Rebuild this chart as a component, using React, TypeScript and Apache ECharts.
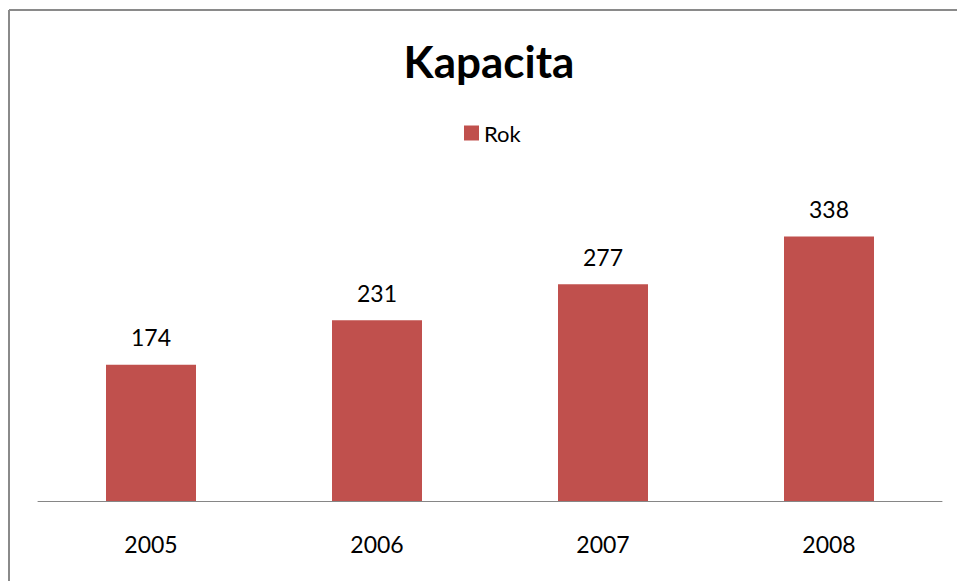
import React, { useEffect, useRef } from "react";
import * as echarts from "echarts";

const titleText = "Kapacita";
const seriesName = "Rok";
const categories = ["2005", "2006", "2007", "2008"];
const values = [174, 231, 277, 338];

const FONT = "Lato, 'Open Sans', sans-serif";

export default function App() {
  const ref = useRef<HTMLDivElement>(null);
  useEffect(() => {
    if (!ref.current) return;
    const chart = echarts.init(ref.current, null, { renderer: "svg" });
    chart.setOption({
      animation: false,
      backgroundColor: "#ffffff",
      title: {
        text: titleText,
        left: 489,
        textAlign: "center",
        top: 38,
        padding: 0,
        textStyle: {
          fontFamily: FONT,
          fontSize: 44,
          fontWeight: "bold",
          color: "#000000",
          lineHeight: 46,
        },
      },
      legend: {
        data: [seriesName],
        left: 464,
        top: 121,
        padding: 0,
        itemWidth: 15,
        itemHeight: 15,
        icon: "rect",
        textStyle: {
          fontFamily: FONT,
          fontSize: 22,
          color: "#000000",
          lineHeight: 24,
        },
      },
      grid: { left: 38, right: 15, top: 188, bottom: 80, containLabel: false },
      xAxis: {
        type: "category",
        data: categories,
        axisLine: { lineStyle: { color: "#868686", width: 1 } },
        axisTick: { show: false },
        axisLabel: {
          fontFamily: FONT,
          fontSize: 23,
          lineHeight: 23,
          color: "#000000",
          margin: 31,
        },
      },
      yAxis: {
        type: "value",
        min: 0,
        max: 400,
        show: false,
      },
      series: [
        {
          name: seriesName,
          type: "bar",
          data: values,
          barWidth: 90,
          itemStyle: { color: "#C0504D" },
          label: {
            show: true,
            position: "top",
            distance: 16,
            fontFamily: FONT,
            fontSize: 23,
            lineHeight: 23,
            color: "#000000",
          },
        },
      ],
      graphic: [
        {
          type: "line",
          shape: { x1: 9, y1: 10, x2: 957, y2: 10 },
          style: { stroke: "#8a8a8a", lineWidth: 2 },
        },
        {
          type: "line",
          shape: { x1: 9, y1: 10, x2: 9, y2: 581 },
          style: { stroke: "#8a8a8a", lineWidth: 2 },
        },
      ],
    });
    return () => chart.dispose();
  }, []);
  return (
    <div
      ref={ref}
      style={{ position: "fixed", left: 0, top: 0, width: 957, height: 581 }}
    />
  );
}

=-=-=

Return each line with "React".

Rebuild this chart as a component, using React, TypeScript and Apache ECharts.
import React, { useEffect, useRef } from "react";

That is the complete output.